The study was carried out in a large school district in the western United States, comprised of 88 schools in which about 3,300 teachers educate more than 60,000 students, that had implemented a teacher evaluation system based on Danielson’s (1996) Framework for Teaching several years prior and thus had performance evaluation results for many teachers over several consecutive years. After exclusions for missing evaluation scores and student achievement data, a total of 5,683 students and 328 teachers were included in the analysis for the 2001-02 school year, and 9,873 students and 569 teachers were included in 2002-03. In 2001-02, 39 principals evaluated 5 or more teachers and in 2002-03, 57 administrators evaluated 5 or more teachers. For the qualitative component of the study, 23 of the evaluators with more valid ratings (high correlations with teachers’ classroom average student achievement) and less valid ratings (very low and negative correlations with teachers’ classroom average student achievement) were selected for interviews. Additional analysis of interview transcripts and written feedback to teachers was conducted for eight evaluators with two consecutive years of high (average r=.55) or low (average r=-.28) validity ratings.

Major results

  • Evaluators varied substantially in the strength and direction of the relationship between their teacher ratings and the achievement of those teachers’ students. Approximately 30% of administrators’ ratings of teachers had correlations with average student achievement below –.10 (low validity), while over 40% of administrators gave teachers ratings that correlated with their students’ achievement at .31 or higher (high validity).
  • Differences in evaluators’ motivations, or will, to conduct teacher performance evaluations were not related to the validity of their ratings. All administrators reported positive attitudes about the evaluation system and emphasized its value for teacher development over accountability. Attitudes towards and perceived level of accuracy in teacher evaluations were also similar between high- and low-validity groups, despite comments that there was little oversight or consequences from the district. Reported compliance with the evaluation process was also high for both groups of evaluators, except for the supplemental evaluation form.
  • Administrators in the higher validity group noted the value of district trainings in helping to build their evaluation skills, while only one of the lower validity evaluators talked about training from the district. Lower validity evaluators said that their experience teaching, in administration, or in business, was most helpful in conducting evaluations.
  • Evaluators in the more valid group tended to talk about using rubrics in a more analytical way. However, administrators in each group mentioned factors that led them adjust ratings toward more lenient assessments of teachers.
  • There were few differences in evaluator preparation between high- and low-validity groups, with most preparation focusing on preparing teachers for the process. Administrators in both groups tapped multiple, similar sources of evidence to conduct evaluations, most commonly classroom observations. Several teachers in both the high- and low-validity groups used a very structured approach to teacher evaluation.
  • In terms of school environment, the socioeconomic status and prior achievement of students did not differentiate the high- from low-validity groups of evaluators. Neither did the teaching or administrative experience of the evaluators nor their perceived credibility to the teachers they evaluated. In all but one case, relationships between teachers and evaluators were positive.
  • Evaluators overwhelmingly emphasized the formative purposes of teacher evaluation and tended to be lenient, focusing on praise in written evaluations rather than constructive feedback or suggestions for improvement. This leniency may reduce the validity of the evaluations.

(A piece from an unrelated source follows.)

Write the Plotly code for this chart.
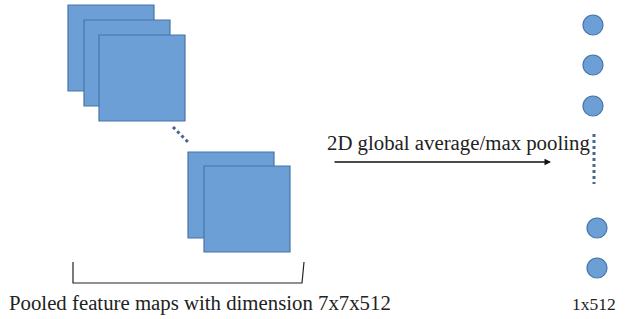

The authors conclude that evaluator will, skill and evaluation context did not have a clear or consistent influence on the validity of their teacher evaluations, that is, on the extent to which the evaluation scores were related to student achievement. Possible interpretations of this finding included complex, idiosyncratic interactions between evaluator characteristics, evaluators’ reliance on gut-level feelings about teachers, a lack of expectations or support to conduct evaluations accurately (e.g., low levels of accountability, no follow-up training, no consequences for most teachers), and a lack of sufficient detail in the data to reveal differences in evaluator will, skill and context.

Findings suggest that generating evaluation scores that are highly related to student achievement will take more than specific rubrics and basic training of evaluators. The authors advocate for the development of a “strong situation” that provides incentives for accurate evaluation, oversight that emphasizes ratings differentiate among teachers, and ongoing training and practice with feedback on accurate evaluations. They also caution against the use of teacher evaluation scores in making high-stakes decisions about tenure, promotion and compensation.

FFT focus

The teacher evaluation system in this district was based on the Framework, and the authors include detailed information about the instrument and its use in the article. The fact that some teachers’ scores on the Framework-based rubric and their students’ average achievement were highly correlated provides validation that the FFT describes observable practices that are associated with teaching that raises student achievement.